Non eripit mortalia Qui regna dat coelestia.

Judas no sale de su asombro; cree soñar. Tener al alcance de la mano el imperio del mundo y no quererlo, es demasiado estúpido. A partir de ese momento, en que comprendió por fin, empezó sin duda a odiar a Jesús, y a María Magdalena, que le pareció la cómplice más peligrosa de esa ambición de amor. Para el realismo político, la ambición de amor. Para el realismo político, la ambición sobrenatural traída a este mundo por Jesús es un sueño vano, y por tanto despreciable. Pero para Jesús, el realismo político es una empresa igual de vana y aun más despreciable. Es lo que san Agustín habla de expresar tan elocuentemente: dos amores han hecho dos ciudades. El amor de sí mismo hasta el desprecio de Dios ha hecho la ciudad del Diablo. El amor de Dios, hasta el desprecio de sí, ha hecho la Ciudad de Dios.

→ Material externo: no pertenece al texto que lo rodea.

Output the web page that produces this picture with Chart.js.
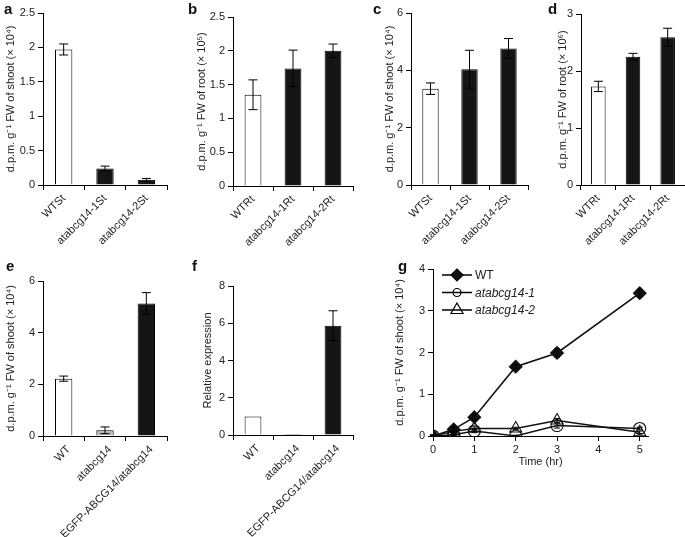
<!DOCTYPE html>
<html>
<head>
<meta charset="utf-8">
<script src="https://cdn.jsdelivr.net/npm/chart.js@4.4.0/dist/chart.umd.min.js"></script>
<style>
  body { margin: 0; background: #fff; }
  #wrap { position: relative; width: 685px; height: 537px; overflow: hidden; }
  canvas { position: absolute; }
</style>
</head>
<body>
<div id="wrap">
  <canvas id="pa" width="172" height="268" style="left:0px;top:0px"></canvas>
  <canvas id="pb" width="176" height="268" style="left:180px;top:0px"></canvas>
  <canvas id="pc" width="172" height="268" style="left:360px;top:0px"></canvas>
  <canvas id="pd" width="145" height="268" style="left:540px;top:0px"></canvas>
  <canvas id="pe" width="172" height="282" style="left:0px;top:255px"></canvas>
  <canvas id="pf" width="176" height="282" style="left:180px;top:255px"></canvas>
  <canvas id="pg" width="305" height="230" style="left:380px;top:255px"></canvas>
</div>
<script>
// ---- data ----
var shootLabels = ['WTSt', 'atabcg14-1St', 'atabcg14-2St'];
var rootLabels = ['WTRt', 'atabcg14-1Rt', 'atabcg14-2Rt'];
var complLabels = ['WT', 'atabcg14', 'EGFP-ABCG14/atabcg14'];

var aValues = [1.97, 0.24, 0.075];
var aErrors = [0.08, 0.035, 0.02];
var bValues = [1.35, 1.74, 2.0];
var bErrors = [0.22, 0.27, 0.1];
var cValues = [3.36, 4.04, 4.76];
var cErrors = [0.2, 0.66, 0.35];
var dValues = [1.73, 2.25, 2.59];
var dErrors = [0.09, 0.06, 0.16];
var eValues = [2.22, 0.22, 5.13];
var eErrors = [0.1, 0.13, 0.42];
var fValues = [1.0, 0.05, 5.87];
var fErrors = [0, 0, 0.8];

var timeHr = [0, 0.5, 1, 2, 3, 5];
var timeTicks = [0, 1, 2, 3, 4, 5];
var wtSeries = [0, 0.16, 0.45, 1.66, 1.99, 3.42];
var wtErrors = [0.03, 0.05, 0.07, 0.05, 0.1, 0.09];
var mut1Series = [0, 0.03, 0.12, 0.0, 0.25, 0.18];
var mut1Errors = [0.02, 0.02, 0.04, 0.02, 0.06, 0.03];
var mut2Series = [0, 0.11, 0.18, 0.18, 0.37, 0.09];
var mut2Errors = [0.02, 0.03, 0.04, 0.03, 0.05, 0.03];

var FONT = 'Liberation Sans, Arial, sans-serif';
Chart.defaults.font.family = FONT;
Chart.defaults.font.size = 11;
Chart.defaults.color = '#222';

function plainNum(v) { return String(Math.round(v * 100) / 100); }

// error bars through the chart's own scales
var errorBars = {
  id: 'errorBars',
  afterDatasetsDraw: function(chart) {
    var ctx = chart.ctx;
    var ys = chart.scales.y;
    chart.data.datasets.forEach(function(ds, di) {
      if (!ds.errors) return;
      var meta = chart.getDatasetMeta(di);
      meta.data.forEach(function(el, i) {
        var e = ds.errors[i];
        if (!e) return;
        var v = ds.data[i];
        if (typeof v === 'object') v = v.y;
        var top = ys.getPixelForValue(v + e);
        var bot = ys.getPixelForValue(Math.max(v - e, 0));
        var cap = ds.capWidth || 4.5;
        ctx.save();
        ctx.strokeStyle = '#000';
        ctx.lineWidth = 1;
        ctx.beginPath();
        ctx.moveTo(el.x, top); ctx.lineTo(el.x, bot);
        ctx.moveTo(el.x - cap, top); ctx.lineTo(el.x + cap, top);
        ctx.moveTo(el.x - cap, bot); ctx.lineTo(el.x + cap, bot);
        ctx.stroke();
        ctx.restore();
      });
    });
  }
};

// panel letter
var panelLetter = {
  id: 'panelLetter',
  afterDraw: function(chart, args, opts) {
    var ctx = chart.ctx;
    ctx.save();
    ctx.font = 'bold 15px ' + FONT;
    ctx.fillStyle = '#111';
    ctx.textBaseline = 'middle';
    ctx.fillText(opts.text, opts.x, opts.y);
    ctx.restore();
  }
};

function barPanel(id, o) {
  var fills = o.fills || ['#ffffff', '#151515', '#151515'];
  return new Chart(document.getElementById(id), {
    type: 'bar',
    data: {
      labels: o.labels,
      datasets: [{
        data: o.values,
        errors: o.errors,
        capWidth: 4.5,
        backgroundColor: fills,
        borderColor: '#000',
        borderWidth: 1,
        barPercentage: 0.42,
        categoryPercentage: 1
      }]
    },
    options: {
      responsive: false,
      animation: false,
      devicePixelRatio: 1,
      layout: { padding: { left: o.pad[0], top: o.pad[1], right: o.pad[2], bottom: 0 } },
      plugins: {
        legend: { display: false },
        tooltip: { enabled: false },
        panelLetter: { text: o.letter, x: o.lx, y: o.ly }
      },
      scales: {
        x: {
          grid: { drawOnChartArea: false, drawTicks: true, tickLength: 5, color: '#000', offset: true },
          border: { color: '#000' },
          ticks: { autoSkip: false, minRotation: 45, maxRotation: 45, padding: 2, labelOffset: o.lo || 0, color: '#222' },
          afterFit: function(s) { s.height = o.xh; }
        },
        y: {
          min: 0, max: o.ymax,
          grid: { drawOnChartArea: false, drawTicks: true, tickLength: 5, color: '#000' },
          border: { color: '#000' },
          ticks: { stepSize: o.ystep, padding: 3, color: '#222', callback: plainNum },
          title: { display: true, text: o.ytitle, color: '#222', padding: { top: 4, bottom: 4 } },
          afterFit: function(s) { s.width = o.yw; }
        }
      }
    },
    plugins: [errorBars, panelLetter]
  });
}

barPanel('pa', { labels: shootLabels, values: aValues, errors: aErrors, ymax: 2.5, ystep: 0.5,
  ytitle: 'd.p.m. g\u207B\u00B9 FW of shoot (\u00D7 10\u2074)', letter: 'a', lx: 4, ly: 10,
  pad: [0, 13, 5], yw: 43, xh: 83 });
barPanel('pb', { labels: rootLabels, values: bValues, errors: bErrors, ymax: 2.5, ystep: 0.5,
  ytitle: 'd.p.m. g\u207B\u00B9 FW of root (\u00D7 10\u2075)', letter: 'b', lx: 8, ly: 10,
  pad: [11, 17, 3], yw: 42, xh: 82 });
barPanel('pc', { labels: shootLabels, values: cValues, errors: cErrors, ymax: 6, ystep: 2,
  ytitle: 'd.p.m. g\u207B\u00B9 FW of shoot (\u00D7 10\u2074)', letter: 'c', lx: 13, ly: 10,
  pad: [19, 13, 4], yw: 32, xh: 83 });
barPanel('pd', { labels: rootLabels, values: dValues, errors: dErrors, ymax: 3, ystep: 1,
  ytitle: 'd.p.m. g\u207B\u00B9 FW of root (\u00D7 10\u2076)', letter: 'd', lx: 8, ly: 10,
  pad: [12, 14, 0], yw: 29, xh: 83 });
barPanel('pe', { labels: complLabels, values: eValues, errors: eErrors, ymax: 6, ystep: 2,
  fills: ['#ffffff', '#b8b8b8', '#151515'],
  ytitle: 'd.p.m. g\u207B\u00B9 FW of shoot (\u00D7 10\u2074)', letter: 'e', lx: 6, ly: 12,
  pad: [0, 26, 5], yw: 43, xh: 101, lo: 5 });
barPanel('pf', { labels: complLabels, values: fValues, errors: fErrors, ymax: 8, ystep: 2,
  ytitle: 'Relative expression', letter: 'f', lx: 12, ly: 12,
  pad: [17, 31, 3], yw: 36, xh: 102, lo: 5 });

// legend drawn inside the plot area of g
var insideLegend = {
  id: 'insideLegend',
  afterDraw: function(chart) {
    var ctx = chart.ctx;
    var ca = chart.chartArea;
    chart.data.datasets.forEach(function(ds, i) {
      var y = ca.top + 6 + i * 17.5;
      var x0 = ca.left + 9, x1 = ca.left + 39;
      ctx.save();
      ctx.strokeStyle = '#000';
      ctx.lineWidth = 1.5;
      ctx.beginPath(); ctx.moveTo(x0, y); ctx.lineTo(x1, y); ctx.stroke();
      ctx.fillStyle = ds.pointBackgroundColor;
      ctx.strokeStyle = '#000';
      ctx.lineWidth = 1.2;
      Chart.helpers.drawPoint(ctx, { pointStyle: ds.pointStyle, radius: ds.legendRadius, borderWidth: 1.2, rotation: 0 }, (x0 + x1) / 2, y);
      ctx.fillStyle = '#222';
      ctx.font = (ds.italic ? 'italic ' : '') + '12px ' + FONT;
      ctx.textBaseline = 'middle';
      ctx.fillText(ds.label, x1 + 3, y + 1);
      ctx.restore();
    });
  }
};

function xy(xs, ys) { return xs.map(function(x, i) { return { x: x, y: ys[i] }; }); }

new Chart(document.getElementById('pg'), {
  type: 'line',
  data: {
    datasets: [
      { label: 'WT', data: xy(timeHr, wtSeries), errors: wtErrors, capWidth: 3,
        borderColor: '#111', borderWidth: 1.6, pointStyle: 'rectRot', pointRadius: 6, legendRadius: 6,
        pointBackgroundColor: '#111', pointBorderColor: '#111', tension: 0 },
      { label: 'atabcg14-1', data: xy(timeHr, mut1Series), errors: mut1Errors, capWidth: 3, italic: true,
        borderColor: '#111', borderWidth: 1.4, pointStyle: 'circle', pointRadius: 6, legendRadius: 4,
        pointBackgroundColor: 'rgba(0,0,0,0)', pointBorderColor: '#111', pointBorderWidth: 1.1, tension: 0 },
      { label: 'atabcg14-2', data: xy(timeHr, mut2Series), errors: mut2Errors, capWidth: 3, italic: true,
        borderColor: '#111', borderWidth: 1.4, pointStyle: 'triangle', pointRadius: 7, legendRadius: 7,
        pointBackgroundColor: 'rgba(0,0,0,0)', pointBorderColor: '#111', pointBorderWidth: 1.1, tension: 0 }
    ]
  },
  options: {
    responsive: false,
    animation: false,
    devicePixelRatio: 1,
    layout: { padding: { left: 9, top: 14, right: 37, bottom: 12 } },
    plugins: {
      legend: { display: false },
      tooltip: { enabled: false },
      panelLetter: { text: 'g', x: 18, y: 12 }
    },
    scales: {
      x: {
        type: 'linear', min: 0, max: 5.2,
        grid: { drawOnChartArea: false, drawTicks: true, tickLength: 5, color: '#000' },
        border: { color: '#000' },
        ticks: { padding: 2, color: '#222', callback: plainNum },
        afterBuildTicks: function(s) { s.ticks = timeTicks.map(function(v) { return { value: v }; }); },
        title: { display: true, text: 'Time (hr)', color: '#222', padding: { top: 2, bottom: 4 } },
        afterFit: function(s) { s.height = 37; }
      },
      y: {
        min: 0, max: 4,
        grid: { drawOnChartArea: false, drawTicks: true, tickLength: 5, color: '#000' },
        border: { color: '#000' },
        ticks: { stepSize: 1, padding: 3, color: '#222', callback: plainNum },
        title: { display: true, text: 'd.p.m. g\u207B\u00B9 FW of shoot (\u00D7 10\u2074)', color: '#222', padding: { top: 4, bottom: 4 } },
        afterFit: function(s) { s.width = 44; }
      }
    }
  },
  plugins: [errorBars, insideLegend, panelLetter]
});
</script>
</body>
</html>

En el fondo, judas era del mismo mundo que los adversarios de Jesús, era, como ellos un realista político. Pero mientras los enemigos de Jesús temían y respetaban la fuerza romana, judas, por su parte pensaba que Jesús, con su poder taumatúrgico, podía barrerlo todo, incluida Roma con sus legiones. No se engañaba. Pero no pudo imaginar que se dispusiera de tal poder sin usarlo para barrer, efectivamente, a Roma y sus espantosos colaboradores. Cuando judas traicionó y pasó al otro campo, no hizo más que unirse a los suyos. Sin embargo, era mucho mayor que sus nuevos amos, y lo comprendió muy bien. Murió por ello: se suicidó. Ellos no.